* Your objective *
Reproduce each line that includes the word "matplotlib".

* Data segment *

<<<<

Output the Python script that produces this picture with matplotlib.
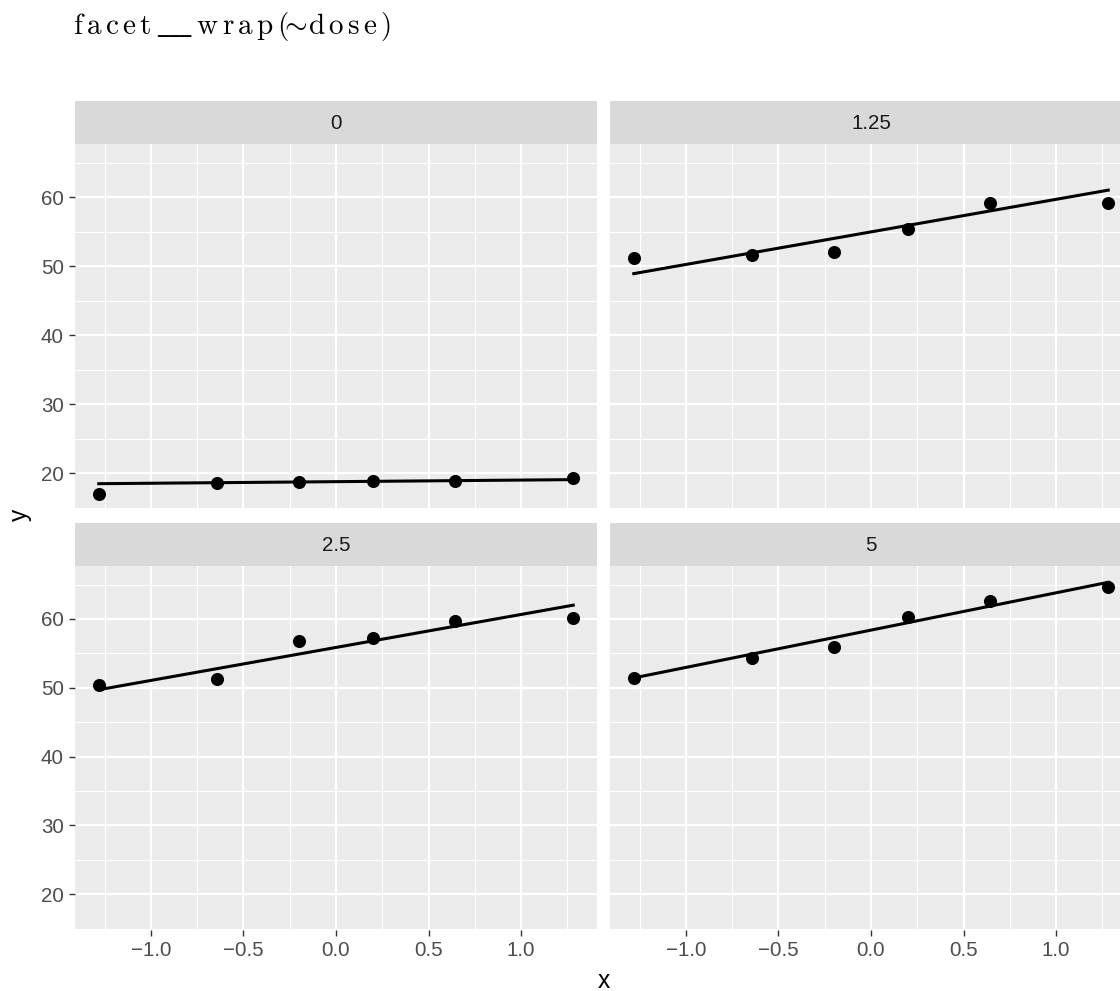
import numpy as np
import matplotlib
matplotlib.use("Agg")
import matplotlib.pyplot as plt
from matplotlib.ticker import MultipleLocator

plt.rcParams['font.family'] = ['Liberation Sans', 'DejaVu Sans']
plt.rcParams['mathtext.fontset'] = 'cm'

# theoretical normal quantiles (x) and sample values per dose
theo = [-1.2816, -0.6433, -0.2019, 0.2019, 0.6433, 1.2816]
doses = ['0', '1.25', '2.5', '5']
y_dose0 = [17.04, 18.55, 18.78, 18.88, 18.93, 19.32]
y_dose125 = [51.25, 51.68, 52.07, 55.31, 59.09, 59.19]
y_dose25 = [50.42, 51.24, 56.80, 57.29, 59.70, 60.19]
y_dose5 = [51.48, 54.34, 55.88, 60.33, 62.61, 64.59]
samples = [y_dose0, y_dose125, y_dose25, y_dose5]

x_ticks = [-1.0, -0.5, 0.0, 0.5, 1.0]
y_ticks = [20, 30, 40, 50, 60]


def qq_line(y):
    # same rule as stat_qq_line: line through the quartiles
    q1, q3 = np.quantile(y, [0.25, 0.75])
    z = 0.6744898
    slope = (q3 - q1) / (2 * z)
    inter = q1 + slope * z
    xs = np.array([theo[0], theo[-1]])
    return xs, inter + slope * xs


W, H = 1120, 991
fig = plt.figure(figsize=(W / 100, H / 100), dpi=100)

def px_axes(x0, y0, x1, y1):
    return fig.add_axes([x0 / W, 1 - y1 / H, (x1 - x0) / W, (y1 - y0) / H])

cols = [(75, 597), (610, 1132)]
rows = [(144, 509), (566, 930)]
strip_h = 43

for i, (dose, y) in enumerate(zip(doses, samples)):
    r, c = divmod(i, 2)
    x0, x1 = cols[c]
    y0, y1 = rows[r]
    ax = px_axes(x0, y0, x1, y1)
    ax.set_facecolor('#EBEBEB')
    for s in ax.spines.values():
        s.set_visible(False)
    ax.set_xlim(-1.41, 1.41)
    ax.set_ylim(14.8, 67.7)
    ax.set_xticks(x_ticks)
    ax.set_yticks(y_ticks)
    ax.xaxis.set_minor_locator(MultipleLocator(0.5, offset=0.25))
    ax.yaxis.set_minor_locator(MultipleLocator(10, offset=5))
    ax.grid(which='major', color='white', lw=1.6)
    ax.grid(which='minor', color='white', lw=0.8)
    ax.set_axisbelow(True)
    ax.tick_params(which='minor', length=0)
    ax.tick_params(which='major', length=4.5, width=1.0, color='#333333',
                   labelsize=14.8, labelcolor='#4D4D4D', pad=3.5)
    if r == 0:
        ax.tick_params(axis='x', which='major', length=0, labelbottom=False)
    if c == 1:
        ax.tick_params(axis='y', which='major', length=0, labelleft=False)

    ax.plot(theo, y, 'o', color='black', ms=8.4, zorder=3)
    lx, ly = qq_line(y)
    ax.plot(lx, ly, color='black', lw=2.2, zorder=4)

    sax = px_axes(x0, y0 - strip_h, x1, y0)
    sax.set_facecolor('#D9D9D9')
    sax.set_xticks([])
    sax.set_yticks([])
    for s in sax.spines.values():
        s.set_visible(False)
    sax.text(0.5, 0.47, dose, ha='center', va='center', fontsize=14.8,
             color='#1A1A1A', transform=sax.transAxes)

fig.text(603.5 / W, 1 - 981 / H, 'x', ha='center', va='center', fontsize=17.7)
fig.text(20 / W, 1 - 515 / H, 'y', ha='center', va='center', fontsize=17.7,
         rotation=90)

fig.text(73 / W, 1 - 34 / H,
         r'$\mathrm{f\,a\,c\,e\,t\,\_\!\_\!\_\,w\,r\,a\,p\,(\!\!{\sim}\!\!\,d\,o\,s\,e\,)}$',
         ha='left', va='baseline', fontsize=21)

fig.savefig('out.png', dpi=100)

>>>>

* Response to the task *
Output the Python script that produces this picture with matplotlib.
import matplotlib
matplotlib.use("Agg")
import matplotlib.pyplot as plt
from matplotlib.ticker import MultipleLocator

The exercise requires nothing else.